Lines of data:
----
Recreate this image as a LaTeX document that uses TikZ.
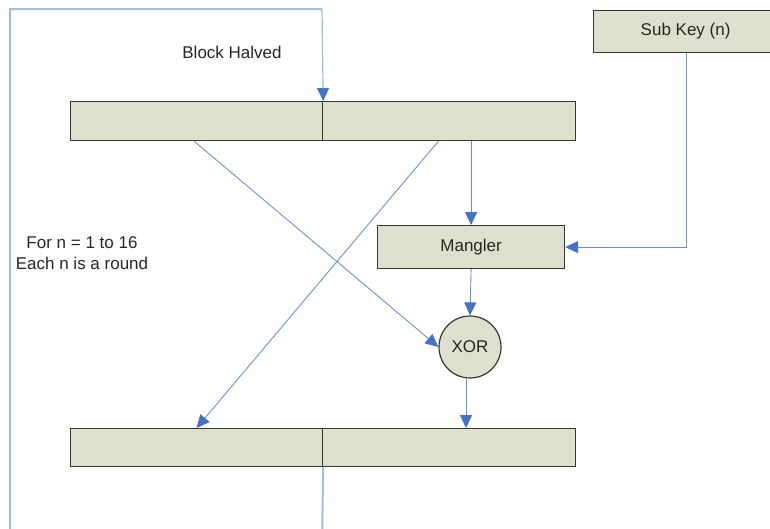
\documentclass[tikz,border=0pt]{standalone}
\usepackage{fontspec}
\setmainfont{Liberation Sans}
\usetikzlibrary{arrows.meta,calc}
\definecolor{boxfill}{RGB}{221,224,204}
\definecolor{boxline}{RGB}{55,55,55}
\definecolor{flow}{RGB}{110,145,205}
\definecolor{tip}{RGB}{68,114,196}
\definecolor{loopc}{RGB}{160,188,226}
\tikzset{
  blk/.style={draw=boxline, line width=1.2pt, fill=boxfill, inner sep=0pt, anchor=north west},
  lbl/.style={font=\fontsize{17}{21}\selectfont, text=black!85, inner sep=0pt},
  flowline/.style={draw=flow, line width=0.9pt, -{Triangle[length=13pt,width=12pt,fill=tip,color=tip]}},
  loopline/.style={draw=loopc, line width=2pt},
}
\begin{document}
\begin{tikzpicture}[x=1pt,y=-1pt]
\useasboundingbox (0,0) rectangle (770,528);
\fill[white] (0,0) rectangle (770,528);
% blocks
\node[blk, minimum width=252pt, minimum height=39pt] (tl) at (70,101) {};
\node[blk, minimum width=253pt, minimum height=39pt] (tr) at (322,101) {};
\node[blk, minimum width=252pt, minimum height=38pt] (bl) at (70,428) {};
\node[blk, minimum width=253pt, minimum height=38pt] (br) at (322,428) {};
\node[blk, minimum width=184pt, minimum height=42pt] (sk) at (593,10) {};
\node[lbl] at (sk.center) {Sub Key (n)};
\node[blk, minimum width=187pt, minimum height=43pt] (mang) at (377,225) {};
\node[lbl] at (mang.center) {Mangler};
\node[draw=boxline, line width=1.2pt, fill=boxfill, circle, minimum size=62pt, inner sep=0pt, lbl] (xor) at (470,347) {XOR};
% labels
\node[lbl] (bh) at (232,52) {Block Halved};
\node[lbl, align=center] (fn) at (82,253) {For n = 1 to 16\\Each n is a round};
% loop
\draw[loopline] (bl.south east) -- (322,545) -- (10,545) -- (10,9) -- (322,9);
\draw[flowline, draw=loopc, line width=1.2pt] (322,9) -- (tl.north east);
% flow
\draw[flowline] (mang.north |- tr.south) -- (mang.north);
\draw[flowline] (sk.south -| 686,0) |- (mang.east);
\draw[flowline] (mang.south) -- (xor.north);
\draw[flowline] (xor.south -| 466,0) -- (466,428);
\draw[flowline] ($(tl.south west)!0.49!(tl.south east)$) -- (xor.west);
\draw[flowline] ($(tr.south west)!0.458!(tr.south east)$) -- (bl.north);
\end{tikzpicture}
\end{document}
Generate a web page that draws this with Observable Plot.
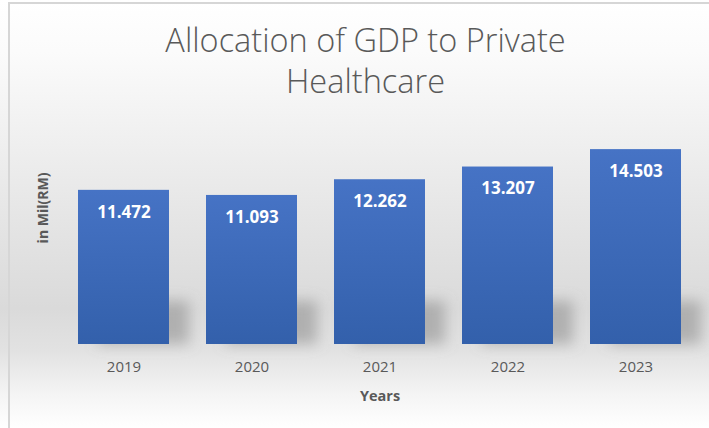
<!DOCTYPE html>
<html>
<head>
<meta charset="utf-8">
<script src="https://cdn.jsdelivr.net/npm/d3@7"></script>
<script src="https://cdn.jsdelivr.net/npm/@observablehq/plot@0.6"></script>
<style>
  html, body { margin: 0; padding: 0; background: #fff; }
  #chart {
    position: relative; width: 709px; height: 428px; overflow: hidden;
    background: linear-gradient(to bottom, #ffffff 0%, #fbfbfb 12%, #f1f1f1 30%, #e3e3e3 55%, #dadada 72%, #e2e2e2 82%, #f4f4f4 92%, #ffffff 100%);
  }
  #frame {
    position: absolute; left: 8px; top: 2px; right: -2px; bottom: -2px;
    border-left: 2px solid #d6d6d6; border-top: 2px solid #d6d6d6;
    pointer-events: none;
  }
  #title {
    position: absolute; left: 11px; width: 709px; top: 19px; text-align: center;
    font-family: "Open Sans", sans-serif; font-weight: 300; font-size: 32.5px;
    line-height: 41px; color: #595959; z-index: 2;
  }
  #chart svg { position: absolute; left: 0; top: 0; }
</style>
</head>
<body>
<div id="chart">
  <div id="title">Allocation of GDP to Private<br>Healthcare</div>
  <div id="frame"></div>
</div>
<script>
const years = ["2019", "2020", "2021", "2022", "2023"];
const values = [11.472, 11.093, 12.262, 13.207, 14.503];
const labels = ["11.472", "11.093", "12.262", "13.207", "14.503"];
const xTitle = "Years";
const yTitle = "in Mil(RM)";
const yMax = 16;
const shadowDepth = 3.2;

const data = years.map((y, i) => ({year: y, value: values[i], label: labels[i]}));

const plot = Plot.plot({
  width: 709,
  height: 428,
  marginLeft: 58,
  marginRight: 8,
  marginTop: 129,
  marginBottom: 84,
  style: {background: "transparent", fontFamily: "Open Sans, sans-serif"},
  x: {domain: years, paddingInner: 0.29, paddingOuter: 0.145, label: null},
  y: {domain: [0, yMax], axis: null},
  marks: [
    Plot.barY(data, {x: "year", y1: 0, y2: () => shadowDepth, dx: 20, fill: "#8a8a8a", fillOpacity: 0.55}),
    Plot.barY(data, {x: "year", y: "value", fill: "url(#barGrad)"}),
    Plot.text(data, {x: "year", y: "value", text: "label", dy: 22, fill: "white", fontWeight: "bold", fontSize: 17}),
    Plot.axisX({tickSize: 0, tickPadding: 17, fontSize: 15, color: "#595959", label: null}),
    Plot.text([xTitle], {frameAnchor: "bottom", dy: 56, fontWeight: "bold", fontSize: 14.5, fill: "#595959"}),
    Plot.text([yTitle], {frameAnchor: "left", textAnchor: "middle", rotate: -90, dx: -15, dy: -29, fontWeight: "bold", fontSize: 14, fill: "#595959"})
  ]
});

const svg = d3.select(plot);
const defs = svg.insert("defs", ":first-child");
const g = defs.append("linearGradient").attr("id", "barGrad").attr("x1", 0).attr("y1", 0).attr("x2", 0).attr("y2", 1);
g.append("stop").attr("offset", "0%").attr("stop-color", "#4673c5");
g.append("stop").attr("offset", "100%").attr("stop-color", "#3360ab");
const f = defs.append("filter").attr("id", "blurShadow").attr("x", "-50%").attr("y", "-50%").attr("width", "200%").attr("height", "200%");
f.append("feGaussianBlur").attr("stdDeviation", 7);
const barGroups = svg.selectAll('g[aria-label="bar"]').nodes();
if (barGroups.length) d3.select(barGroups[0]).attr("filter", "url(#blurShadow)");

document.getElementById("chart").insertBefore(plot, document.getElementById("frame"));
</script>
</body>
</html>
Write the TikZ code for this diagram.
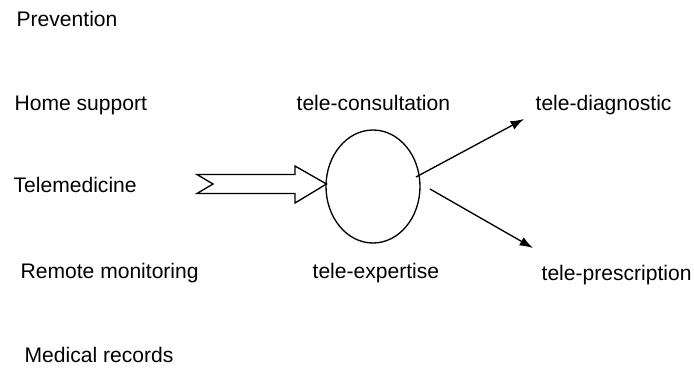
\documentclass[tikz,border=0pt]{standalone}
\usepackage{fontspec}
\setmainfont{Liberation Sans}
\usetikzlibrary{arrows.meta}

\tikzset{every picture/.style={line width=1pt}}
\tikzset{lbl/.style={anchor=base west, inner sep=0pt, font=\fontsize{15.8}{19}\selectfont}}

\begin{document}
\begin{tikzpicture}[x=0.75pt,y=0.75pt,yscale=-1,xscale=1]
\useasboundingbox (0,0) rectangle (694,368);

% Text Node
\node [lbl] (prev) at (16,26) {Prevention};
% Text Node
\node [lbl] (home) at (14,110) {Home support};
% Text Node
\node [lbl] (tele) at (13,192) {Telemedicine};
% Text Node
\node [lbl] (remote) at (20,278) {Remote monitoring};
% Text Node
\node [lbl] (records) at (24,362) {Medical records};
% Text Node
\node [lbl] (consult) at (296,110) {tele-consultation};
% Text Node
\node [lbl] (expert) at (312,278) {tele-expertise};
% Text Node
\node [lbl] (diag) at (535,110) {tele-diagnostic};
% Text Node
\node [lbl] (presc) at (541,280) {tele-prescription};

%Ellipse
\draw (373,186.5) ellipse (47 and 56.5);
\coordinate (hub) at (326.5,184);

%Block Arrow
\draw (197,174.5) -- (295,174.5) -- (295,166) -- (hub) -- (295,203) -- (295,193.5) -- (197,193.5) -- (213,184) -- cycle;

%Straight Lines
\draw [-{Latex[length=10pt,width=7pt]}] (416,177) -- (524,119);
\draw [-{Latex[length=10pt,width=7pt]}] (430,189) -- (533,248);

\end{tikzpicture}
\end{document}
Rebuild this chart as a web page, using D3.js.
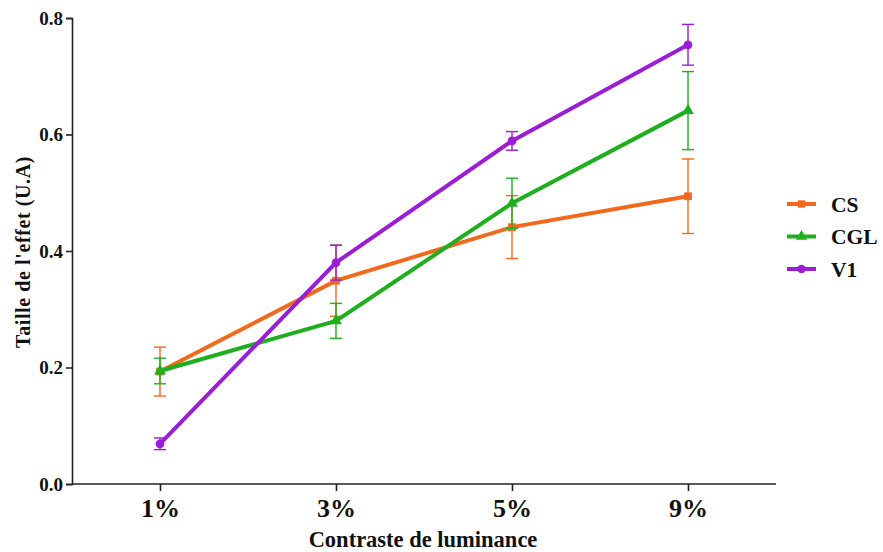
----
## To do
Using the material above, count the lines containing the word "that". Reply with the number alone.

## Output of the task
2